Esta noche mi mente corre y recorre paisajes, tiempos, espacios. Caigo entonces al vetusto salón de cine, el de mis citas tempranas con el temprano amor. Añoro la antañona película y se me viene la estampa del héroe hazañoso. Raúl de Anda, mis valedores, ¿lo recuerda alguno? En oyendo ese nombre, aquellos de ustedes ya doblan el Cabo de Buena Esperanza dirán conmigo: ¡El Charro Negro! Qué tiempos. No lloro, nomás me acuerdo…

El Charro Negro, magno héroe popular; todo de negro hasta los pies vestido y la fragorosa 38 especial en la diestra, a galope tendido del alazán cruzaba de lado a lado la pantalla del cine de barrio para rayar el penco en los meros hocicos del hacendado sobrón, el jefe político avorazado y los cuícos que en el climax de la película queman las chozas de los lugareños mientras el hacendado, su endemoniado corazón convertido en policía de Atenco, intenta la violación de la aldeana inocente. Ah, pero en tal punto, rayando el penco. El Charro Negro, una 38 en cada mano y el vozarrón gargajoso:

– ¡Alto ái! ¡Quietos todos! ¡Levanten las manos!

Y la gayola, que se cimbra de gritos y aplausos. Qué tiempos. Y aquí llegó El Charro Negro, para el que quiera algo de él…

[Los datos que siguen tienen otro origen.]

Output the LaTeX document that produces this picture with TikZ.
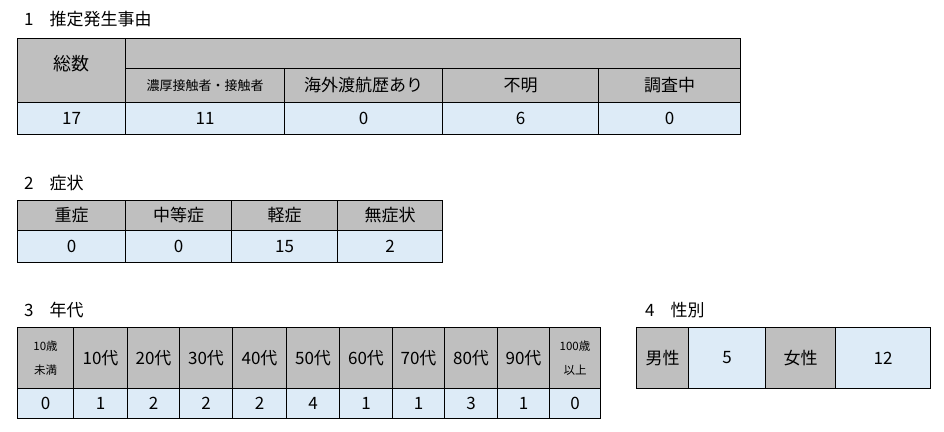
\documentclass[tikz,border=0pt]{standalone}
\usepackage{fontspec}
\setmainfont{Noto Sans CJK JP}
\definecolor{hg}{HTML}{BFBFBF}
\definecolor{db}{HTML}{DDEBF7}
\begin{document}
\begin{tikzpicture}[x=1pt,y=-1pt,
  cell/.style={draw=black,line width=1pt,inner sep=0pt,font=\fontsize{17}{19}\selectfont},
  hd/.style={cell,fill=hg},
  dt/.style={cell,fill=db},
  ttl/.style={anchor=west,font=\fontsize{17}{19}\selectfont,inner sep=0pt}]
\useasboundingbox (0,0) rectangle (944,431);
% Table 1
\node[ttl] (t1) at (24,19) {1\hspace{16pt}推定発生事由};
\node[hd,anchor=north west,minimum width=723,minimum height=64] (h1) at (17,38) {};
\node[hd,anchor=north west,minimum width=108,minimum height=64] (a0) at (17,38) {};
\node at (a0.center) [yshift=7pt,font=\fontsize{18}{20}\selectfont] {総数};
\foreach \n/\xa/\xb/\t/\f in {a1/125/284/濃厚接触者・接触者/13,a2/284/442/海外渡航歴あり/17,a3/442/598/不明/17,a4/598/740/調査中/17}{
  \node[hd,anchor=north west,minimum width=\xb-\xa,minimum height=34,font=\fontsize{\f}{19}\selectfont] (\n) at (\xa,68) {\t};}
\foreach \n/\xa/\xb/\t in {b0/17/125/17,b1/125/284/11,b2/284/442/0,b3/442/598/6,b4/598/740/0}{
  \node[dt,anchor=north west,minimum width=\xb-\xa,minimum height=32] (\n) at (\xa,102) {\t};}
% Table 2
\node[ttl] (t2) at (24,183) {2\hspace{16pt}症状};
\foreach \n/\xa/\xb/\t in {c0/17/125/重症,c1/125/231/中等症,c2/231/337/軽症,c3/337/442/無症状}{
  \node[hd,anchor=north west,minimum width=\xb-\xa,minimum height=30] (\n) at (\xa,200) {\t};}
\foreach \n/\xa/\xb/\t in {d0/17/125/0,d1/125/231/0,d2/231/337/15,d3/337/442/2}{
  \node[dt,anchor=north west,minimum width=\xb-\xa,minimum height=32] (\n) at (\xa,230) {\t};}
% Table 3
\node[ttl] (t3) at (24,310) {3\hspace{16pt}年代};
\foreach \n/\xa/\xb/\t in {e1/73/127/10代,e2/127/179/20代,e3/179/232/30代,e4/232/286/40代,e5/286/339/50代,e6/339/392/60代,e7/392/444/70代,e8/444/497/80代,e9/497/549/90代}{
  \node[hd,anchor=north west,minimum width=\xb-\xa,minimum height=61] (\n) at (\xa,327) {\t};}
\node[hd,anchor=north west,minimum width=56,minimum height=61,align=center,font=\fontsize{11.5}{24}\selectfont] (e0) at (17,327) {10歳\\未満};
\node[hd,anchor=north west,minimum width=51,minimum height=61,align=center,font=\fontsize{11.5}{24}\selectfont] (e10) at (549,327) {100歳\\以上};
\foreach \n/\xa/\xb/\t in {f0/17/73/0,f1/73/127/1,f2/127/179/2,f3/179/232/2,f4/232/286/2,f5/286/339/4,f6/339/392/1,f7/392/444/1,f8/444/497/3,f9/497/549/1,f10/549/600/0}{
  \node[dt,anchor=north west,minimum width=\xb-\xa,minimum height=30] (\n) at (\xa,388) {\t};}
% Table 4
\node[ttl] (t4) at (645,310) {4\hspace{16pt}性別};
\node[hd,anchor=north west,minimum width=52,minimum height=61] (g0) at (636,327) {男性};
\node[dt,anchor=north west,minimum width=77,minimum height=61] (g1) at (688,327) {5};
\node[hd,anchor=north west,minimum width=70,minimum height=61] (g2) at (765,327) {女性};
\node[dt,anchor=north west,minimum width=95,minimum height=61] (g3) at (835,327) {12};
\end{tikzpicture}
\end{document}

Qué tiempos. Años, daños y desengaños más tarde, llegarían para alegrar la pantalla del cine las beneméritas del bataclán y el saínete. Hoy, en el ejercicio de la nostalgia, recuerdo a aquella soberbia Susana Cabrera, a la que algún reportero, micrófono al frente: «¿Profesión?» «Payasa», contestó ella sin titubear. Susana Cabrera. Aquí la recuerdo en su espléndida caracterización de güila barata, piruja del arrabal, vientre rotundo, medias cuadriculadas, zapatos de latiguillo y tacón de este grandor; transparente el blusón, con escote que deja las pechugas a la intemperie; en el rostro de buscona, cargazón de cosméticos y jetas estallantes de carmín; y esas caderas cautivas en una mini-mini tres tallas menos de lo que pide, implora, exige su nalgatorio. Bajo las ojeras de pintura las ojeras del vicio, la depravación y las desveladas. En este cachete un lunar simulado, y en el cogote una verruga auténtica. Y las postizas de este tamaño, las pestañas, y al cuadril el bolsón. Susana Cabrera en su caracterización de la güila de barrio. Una muy especial:

En la zurda la balanza y en la diestra el pomo de cacardí. De venda en el rostro la pantaleta, con los ojillos apicarados al descubierto. Ah, la justicia, ramera vieja y viciosa, alcahueta de corruptos y alcahuetes que los solapan. Los Fox (La Estancia, el Tamarindillo, etc.); los Bribiesca Sahagún («Vamos México», Manolo y parentela); los Montiel. Peña, el gobernador cómplice, y la familia de Feli-pillo. En el polo opuesto, dramático, las mujeres asesinadas en Juárez, los mineros de Sicartsa y Pasta de Conchos, San Salvador Atenco, herida que no cesa, los maestros en Oaxaca, y patético: que frente a una justicia alcahueta y depravada esas masas que se niegan a asumir viven y penan huérfanas de un Charro Negro en quien delegar, un Gavilán Justiciero, un Zorro Vengador y demás fantasmones que pare y aborta la imaginación onanista del cine cimarrón. La justicia de mi país, esa putona del Sistema de poder. (Ah, México.)